Anyway, Dad hires Maud a governess who is evil, abusive and sly enough to get away with it. She’s secretly also in Silas’ employ. Dad doesn’t believe Maud when she complains about Evil French Governess. Dad dies. Instead of sending wee Maud to live with her charmingly forthright aunt, Lady Knollys (I think Lady Knollys is her aunt, but I might have gotten the less-than-gripping minutiae of this book mixed up), he sends her to live with Uncle Silas. This fool believes in the glory of his bloodline so much, he’s willing to sacrifice. . .his bloodline to prove the value of his noble name. Get this guy a world’s worst dad mug. The thing is, if Maud dies before she reaches what’s that thing called? 21. You know. Majority! If she dies before she reaches her age of majority, her money goes to Silas. Dad’s objective was to show the world that he was so confident in Silas that he trusted his only child to him even given that Silas has a strong incentive to kill her. Which he does in fact try to do, but only after his creepy son tries to court her. I’ll say this, I was frightened for Maud. She was in a very precarious situation that could have been avoided with even the slightest measure of caution or care for her wellbeing. Thanks, Dad.

Now on to “Carmilla” the story of a girl and her vampire best friend. This one’s ok. There are some very silly elements, but it’s not complete garbage. The main character is a bit daft, which does nothing for me as a reader. There’s a very silly thing involving anagrams. Somehow, the story manages to be a bit creepy and even a bit charming despite these flaws. It’s a tale of a female friendship gone awry. Men are afraid of very close female friendships, aren’t they? The main character makes a new friend who seems to love her too much. Oh, dear. Being daft, the protagonist suspects that she might be a boy who disguised herself as a girl to get close to her. No, sweetie. I’m sorry no one ever told you about homosexuality. Or vampires. Anyway, if you read anything by Sheridan Le Fanu, let it be “Carmilla.” It’s brief, if nothing else.

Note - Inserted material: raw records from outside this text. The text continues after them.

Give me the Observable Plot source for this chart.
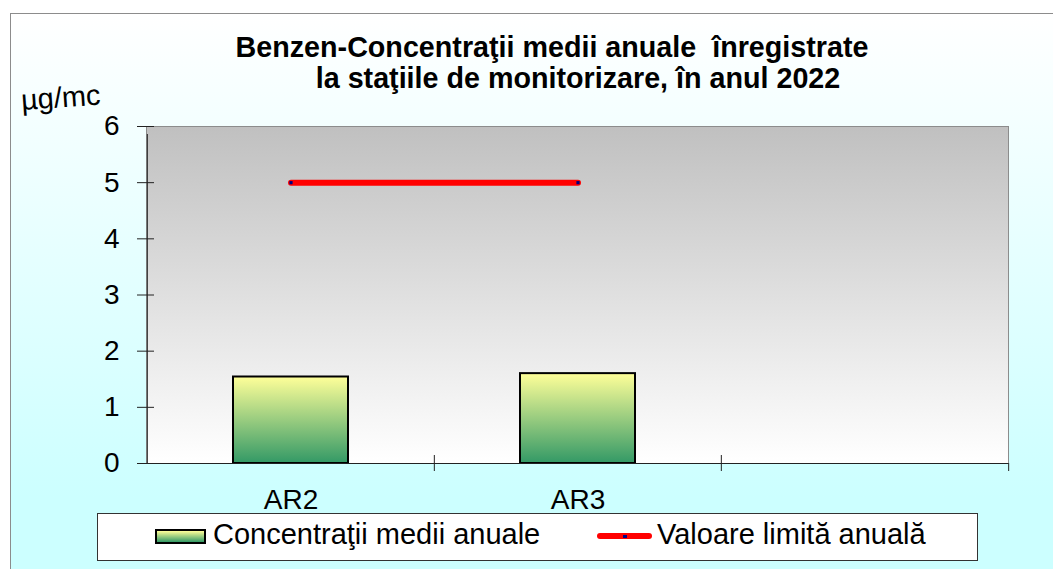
<!DOCTYPE html>
<html>
<head>
<meta charset="utf-8">
<script src="https://cdn.jsdelivr.net/npm/d3@7"></script>
<script src="https://cdn.jsdelivr.net/npm/@observablehq/plot@0.6"></script>
<style>
  html, body { margin: 0; padding: 0; background: #fff; }
  #page { position: relative; width: 1053px; height: 569px; overflow: hidden; background: #fff;
          font-family: "Liberation Sans", Arial, sans-serif; color: #000; }
  #chartArea { position: absolute; left: 10px; top: 13px; width: 1100px; height: 620px;
               border-left: 1px solid #8c8c8c; border-top: 1px solid #8c8c8c;
               background: linear-gradient(to bottom, #ffffff 0%, #ccffff 78%, #ccffff 100%); }
  .title { position: absolute; font-weight: bold; font-size: 28.7px; line-height: 29px;
           white-space: pre; transform: translateX(-50%); }
  #unit { position: absolute; left: 22px; top: 86px; font-size: 29px; line-height: 29px;
          transform: rotate(-4deg); transform-origin: left bottom; }
  #plot { position: absolute; left: 0; top: 0; }
  #legend { position: absolute; left: 97px; top: 513px; width: 881px; height: 48px; box-sizing: border-box;
            background: #fff; border: 1px solid #333; }
  .ltext { position: absolute; font-size: 29px; line-height: 29px; white-space: pre; }
  #swBar { position: absolute; left: 57px; top: 15px; width: 51px; height: 15px; box-sizing: border-box;
           border: 2px solid #000; background: linear-gradient(to bottom, #ffff99, #339966); }
  #swLine { position: absolute; left: 499px; top: 19px; width: 55px; height: 6px; border-radius: 3px; background: #ff0000; }
  #swMark { position: absolute; left: 525px; top: 20.5px; width: 4px; height: 3px; background: #000080; }
</style>
</head>
<body>
<svg width="0" height="0" style="position:absolute">
  <defs>
    <linearGradient id="plotAreaGrad" x1="0" y1="0" x2="0" y2="1">
      <stop offset="0" stop-color="#c0c0c0"/>
      <stop offset="1" stop-color="#ffffff"/>
    </linearGradient>
    <linearGradient id="barGrad" x1="0" y1="0" x2="0" y2="1">
      <stop offset="0" stop-color="#ffff99"/>
      <stop offset="1" stop-color="#339966"/>
    </linearGradient>
  </defs>
</svg>
<div id="page">
  <div id="chartArea"></div>
  <div class="title" style="left:552px; top:33px;">Benzen-Concentraţii medii anuale  înregistrate</div>
  <div class="title" style="left:578px; top:64px;">la staţiile de monitorizare, în anul 2022</div>
  <div id="unit">µg/mc</div>
  <div id="plot"></div>
  <div id="legend">
    <div id="swBar"></div>
    <div class="ltext" style="left:115px; top:6px;">Concentraţii medii anuale</div>
    <div id="swLine"></div>
    <div id="swMark"></div>
    <div class="ltext" style="left:559px; top:6px;">Valoare limită anuală</div>
  </div>
</div>
<script>
// ---- data ----
const stations = ["AR2", "AR3", ""];
const concentrations = [1.54, 1.6];
const limitStations = ["AR2", "AR3"];
const limitValues = [5, 5];
const yTicks = [0, 1, 2, 3, 4, 5, 6];

const barData = concentrations.map((v, i) => ({station: stations[i], value: v}));
const limitData = limitValues.map((v, i) => ({station: limitStations[i], value: v}));

const W = 1053, H = 569, ML = 146, MR = 45, MT = 126, MB = 106;
const step = (W - ML - MR) / stations.length;
const axisColor = "#222";

const chart = Plot.plot({
  width: W, height: H,
  marginLeft: ML, marginRight: MR, marginTop: MT, marginBottom: MB,
  style: {background: "transparent", fontFamily: "'Liberation Sans', Arial, sans-serif", color: "#000", overflow: "visible"},
  x: {type: "band", domain: stations, paddingInner: 0.6, paddingOuter: 0.3, label: null},
  y: {domain: [0, 6], label: null},
  marks: [
    Plot.frame({fill: "url(#plotAreaGrad)", stroke: "#8c8c8c"}),
    Plot.barY(barData, {x: "station", y: "value", fill: "url(#barGrad)", stroke: "#000", strokeWidth: 2}),
    Plot.ruleY([0], {stroke: axisColor}),
    Plot.ruleX([stations[0]], {x: d => d, y1: 0, y2: 6, insetBottom: -8, dx: -step / 2, stroke: axisColor}),
    Plot.ruleX(stations.slice(1), {x: d => d, y1: 0, y2: 0, insetTop: -8, insetBottom: -8, dx: -step / 2, stroke: axisColor}),
    Plot.ruleX([stations[stations.length - 1]], {x: d => d, y1: 0, y2: 0, insetBottom: -8, dx: step / 2, stroke: axisColor}),
    Plot.axisY(yTicks, {tickSize: 17, tickPadding: 18, dx: 8, fontSize: 28, stroke: axisColor, tickFormat: d3.format("d"), label: null}),
    Plot.axisX({tickSize: 0, tickPadding: 26, fontSize: 28, label: null}),
    Plot.line(limitData, {x: "station", y: "value", stroke: "#ff0000", strokeWidth: 6, strokeLinecap: "round"}),
    Plot.dot(limitData, {x: "station", y: "value", symbol: "square", r: 1.8, fill: "#000080", stroke: null})
  ]
});
document.getElementById("plot").appendChild(chart);
</script>
</body>
</html>
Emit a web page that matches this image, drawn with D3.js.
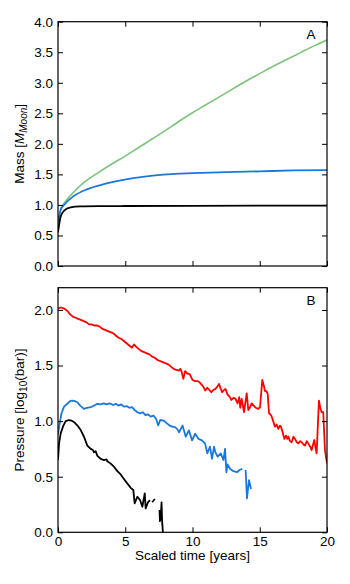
<!DOCTYPE html>
<html>
<head>
<meta charset="utf-8">
<script src="https://cdn.jsdelivr.net/npm/d3@7"></script>
<style>
  body { margin: 0; background: #fff; }
  svg, svg text { font-family: "Liberation Sans", Arial, sans-serif; }
  .axis text { font-size: 13.5px; fill: #000; font-family: "Liberation Sans", Arial, sans-serif; }
  .axis line { stroke: #000; }
</style>
</head>
<body>
<script>
// tick values
var timeTicks = [0, 5, 10, 15, 20];
var massTicks = [0, 0.5, 1, 1.5, 2, 2.5, 3, 3.5, 4];
var pressTicks = [0, 0.5, 1, 1.5, 2];

// mass vs scaled time (panel A), [t, mass]
var massGreen = [[0,0.72],[0.2,0.93],[0.5,1.04],[1,1.17],[2,1.38],[3,1.53],[4,1.67],[5,1.80],
    [6,1.94],[7,2.08],[8,2.22],[9,2.37],[10,2.51],[11,2.64],[12,2.77],[13,2.90],[14,3.03],
    [15,3.15],[16,3.27],[17,3.38],[18,3.49],[19,3.60],[20,3.70]];
var massBlue = [[0,0.72],[0.2,0.92],[0.45,1.0],[1.2,1.15],[2.2,1.26],[3.4,1.34],[4.2,1.38],
    [5.6,1.44],[8.7,1.51],[10,1.52],[15,1.55],[17.5,1.565],[20,1.57]];
var massBlack = [[0,0.55],[0.1,0.70],[0.2,0.81],[0.45,0.905],[0.94,0.96],[1.7,0.975],
    [3,0.98],[10,0.985],[20,0.99]];

// pressure vs scaled time (panel B), [t, log10 bar], null = gap
var pressRed = [[0,2.01],[0.15,2.02],[0.3,2.02],[0.5,2.01],[0.7,1.99],[0.9,1.96],[1.1,1.94],
    [1.3,1.93],[1.5,1.92],[1.7,1.91],[1.9,1.90],[2.1,1.89],[2.3,1.87],[2.5,1.87],[2.7,1.86],
    [2.9,1.86],[3.1,1.85],[3.3,1.83],[3.5,1.82],[3.7,1.81],[3.9,1.80],[4.1,1.79],[4.3,1.77],
    [4.5,1.75],[4.7,1.74],[4.9,1.72],[5.1,1.70],[5.3,1.68],[5.5,1.66],[5.65,1.69],[5.8,1.67],
    [6.0,1.65],[6.2,1.63],[6.4,1.62],[6.6,1.61],[6.8,1.60],[7.0,1.58],[7.2,1.57],[7.4,1.55],
    [7.6,1.54],[7.8,1.53],[8.0,1.52],[8.2,1.51],[8.4,1.49],[8.6,1.47],[8.8,1.46],[9.0,1.455],
    [9.1,1.47],[9.2,1.44],[9.32,1.38],[9.45,1.45],[9.6,1.43],[9.8,1.42],[10.0,1.37],
    [10.2,1.36],[10.4,1.36],[10.6,1.34],[10.8,1.31],[10.95,1.275],[11.1,1.30],[11.25,1.28],
    [11.4,1.26],[11.55,1.28],[11.7,1.29],[11.85,1.31],[11.97,1.335],[12.1,1.29],[12.2,1.26],
    [12.35,1.28],[12.45,1.29],[12.6,1.24],[12.75,1.22],[12.9,1.19],[13.05,1.21],[13.2,1.20],
    [13.35,1.16],[13.48,1.215],[13.55,1.12],[13.66,1.20],[13.83,1.08],[14.03,1.25],
    [14.15,1.10],[14.3,1.13],[14.4,1.16],[14.55,1.14],[14.7,1.12],[14.9,1.11],[15.02,1.125],
    [15.19,1.37],[15.3,1.32],[15.39,1.27],[15.5,1.27],[15.59,1.245],[15.69,1.07],[15.8,1.06],
    [15.89,1.04],[16.0,1.00],[16.13,0.95],[16.25,0.97],[16.38,0.93],[16.5,0.96],[16.58,0.95],
    [16.7,0.90],[16.83,0.84],[16.95,0.87],[17.05,0.84],[17.13,0.86],[17.25,0.82],[17.37,0.81],
    [17.5,0.86],[17.62,0.84],[17.75,0.81],[17.87,0.80],[18.0,0.82],[18.12,0.81],[18.25,0.79],
    [18.36,0.78],[18.5,0.82],[18.6,0.80],[18.75,0.77],[18.86,0.74],[19.05,0.83],[19.15,0.76],
    [19.23,0.71],[19.4,1.185],[19.5,1.12],[19.6,1.08],[19.72,1.08],[19.85,0.74],[20.0,0.62]];
var pressBlue = [[0,0.88],[0.1,0.96],[0.25,1.066],[0.45,1.13],[0.69,1.156],[0.9,1.18],
    [1.06,1.185],[1.25,1.18],[1.44,1.17],[1.65,1.14],[1.93,1.11],[2.15,1.12],[2.43,1.125],
    [2.7,1.14],[2.92,1.156],[3.15,1.15],[3.4,1.16],[3.6,1.15],[3.85,1.16],[4.1,1.145],
    [4.3,1.155],[4.5,1.14],[4.7,1.15],[4.9,1.13],[5.1,1.135],[5.3,1.12],[5.5,1.125],[5.7,1.10],
    [5.9,1.08],[6.1,1.07],[6.3,1.08],[6.5,1.055],[6.7,1.06],[6.9,1.04],[7.1,1.05],[7.3,1.02],
    [7.45,0.96],[7.6,1.01],[7.85,1.005],[8.1,0.98],[8.3,0.96],[8.5,0.95],[8.7,0.946],
    [8.85,0.93],[9.0,0.90],[9.26,0.96],[9.5,0.86],[9.73,0.917],[9.97,0.827],[10.2,0.887],
    [10.45,0.84],[10.7,0.827],[10.93,0.80],[11.1,0.71],[11.3,0.77],[11.45,0.66],[11.6,0.77],
    [11.7,0.72],[11.87,0.68],[12.1,0.71],[12.3,0.65],[12.42,0.75],[12.52,0.54],[12.6,0.61],
    [12.8,0.57],[13.05,0.55],[13.3,0.54],[13.5,0.56],[13.7,0.57],null,
    [13.95,0.56],[14.05,0.305],[14.2,0.47],[14.35,0.39]];
var pressBlack = [[0,0.65],[0.08,0.80],[0.2,0.89],[0.4,0.96],[0.57,1.00],[0.82,1.01],
    [1.0,1.005],[1.2,0.99],[1.45,0.96],[1.7,0.917],[1.94,0.857],[2.18,0.78],[2.43,0.75],
    [2.6,0.74],[2.68,0.72],[2.8,0.73],[2.92,0.69],[3.17,0.66],[3.42,0.65],[3.6,0.655],
    [3.66,0.64],[3.9,0.62],[4.16,0.59],[4.41,0.55],[4.66,0.52],[4.9,0.48],[5.15,0.44],
    [5.4,0.40],[5.6,0.38],[5.7,0.26],[5.9,0.32],[6.1,0.29],[6.27,0.23],[6.45,0.35],
    [6.52,0.215],[6.69,0.27],[6.84,0.29],null,[7.0,0.27],[7.2,0.30],null,
    [7.55,0.20],[7.58,0.10],[7.65,0.16],[7.7,0.27],[7.74,0.10],[7.8,0.0],[7.85,-0.05]];

var W = 350, H = 584;
var left = 58, right = 327;

var svg = d3.select("body").append("svg")
    .attr("width", W)
    .attr("height", H);

var x = d3.scaleLinear().domain([0, 20]).range([left, right]);

var panels = [
    {id: "A", top: 21.7, bottom: 266, domain: [0, 4], ticks: massTicks,
     series: [[massGreen, "#7cc47c", 1.6], [massBlue, "#1a78dc", 1.8], [massBlack, "#000", 1.8]],
     curve: d3.curveMonotoneX},
    {id: "B", top: 287.7, bottom: 532.3, domain: [0, 2.2], ticks: pressTicks,
     series: [[pressRed, "#ff0000", 1.8], [pressBlue, "#1a78dc", 1.8], [pressBlack, "#000", 1.8]],
     curve: d3.curveLinear}
];

panels.forEach(function(p, pi){
    var y = d3.scaleLinear().domain(p.domain).range([p.bottom, p.top]);
    var g = svg.append("g");

    //clip so lines stay inside the frame
    g.append("clipPath").attr("id", "clip" + p.id)
        .append("rect")
        .attr("x", left).attr("y", p.top)
        .attr("width", right - left).attr("height", p.bottom - p.top);

    var line = d3.line()
        .defined(function(d){ return d !== null; })
        .x(function(d){ return x(d[0]); })
        .y(function(d){ return y(d[1]); })
        .curve(p.curve);

    g.selectAll(".series")
        .data(p.series)
        .enter()
        .append("path")
        .attr("clip-path", "url(#clip" + p.id + ")")
        .attr("d", function(s){ return line(s[0]); })
        .style("fill", "none")
        .style("stroke", function(s){ return s[1]; })
        .style("stroke-width", function(s){ return s[2]; })
        .style("stroke-linejoin", "round");

    //inward ticks on all four sides
    var yLeft = d3.axisLeft(y).tickValues(p.ticks).tickFormat(d3.format(".1f"))
        .tickSize(-5).tickPadding(5);
    g.append("g").attr("class", "axis")
        .attr("transform", "translate(" + left + ",0)")
        .call(yLeft)
        .call(function(a){ a.select(".domain").remove(); });

    g.append("g").attr("class", "axis")
        .attr("transform", "translate(" + right + ",0)")
        .call(d3.axisRight(y).tickValues(p.ticks).tickSize(-5).tickFormat(""))
        .call(function(a){ a.select(".domain").remove(); });

    var xBottom = d3.axisBottom(x).tickValues(timeTicks).tickSize(-5).tickPadding(4)
        .tickFormat(pi === 1 ? d3.format("d") : "");
    g.append("g").attr("class", "axis")
        .attr("transform", "translate(0," + p.bottom + ")")
        .call(xBottom)
        .call(function(a){ a.select(".domain").remove(); });

    g.append("g").attr("class", "axis")
        .attr("transform", "translate(0," + p.top + ")")
        .call(d3.axisTop(x).tickValues(timeTicks).tickSize(-5).tickFormat(""))
        .call(function(a){ a.select(".domain").remove(); });

    //frame
    g.append("rect")
        .attr("x", left).attr("y", p.top)
        .attr("width", right - left).attr("height", p.bottom - p.top)
        .style("fill", "none")
        .style("stroke", "#000")
        .style("stroke-width", 1.2);

    //panel letter
    g.append("text")
        .attr("x", 311).attr("y", p.top + 17.5)
        .attr("text-anchor", "middle")
        .style("font-size", "13.5px")
        .text(p.id);
});

//axis titles
var massLabel = svg.append("text")
    .attr("transform", "translate(24," + (21.7 + 266) / 2 + ") rotate(-90)")
    .attr("text-anchor", "middle")
    .style("font-size", "13.5px");
massLabel.append("tspan").text("Mass [");
massLabel.append("tspan").style("font-style", "italic").text("M");
massLabel.append("tspan").style("font-style", "italic").style("font-size", "10px")
    .attr("dy", 3).text("Moon");
massLabel.append("tspan").attr("dy", -3).text("]");

var pressLabel = svg.append("text")
    .attr("transform", "translate(24," + (287.7 + 532.3) / 2 + ") rotate(-90)")
    .attr("text-anchor", "middle")
    .style("font-size", "13.5px");
pressLabel.append("tspan").text("Pressure [log");
pressLabel.append("tspan").style("font-size", "10px").attr("dy", 3).text("10");
pressLabel.append("tspan").attr("dy", -3).text("(bar)]");

svg.append("text")
    .attr("x", (left + right) / 2)
    .attr("y", 560)
    .attr("text-anchor", "middle")
    .style("font-size", "13.5px")
    .text("Scaled time [years]");
</script>
</body>
</html>
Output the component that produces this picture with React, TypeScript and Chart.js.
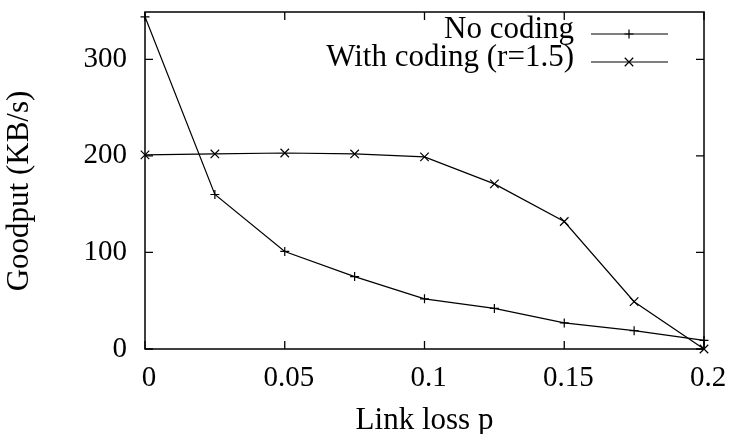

You might like Sheridan Le Fanu if:

  • I don’t know, you’d have to be very dedicated to ghost stories. Even so, there are better ghost stories.

You might not like Sheridan Le Fanu if:

  • You’ve read a good ghost story.

Final thoughts: It’s a shame that the great stylists didn’t write horror stories. I do love a ghost story, just not these ones. I’m pretty sure we’ll have to wait another 14 years for Robert Louis Stevenson to get a good horror story. Sometimes if you dig deep into the short stories of great writers, you find a ghost story. Oscar Wilde has a great one. We’ll get there in good time.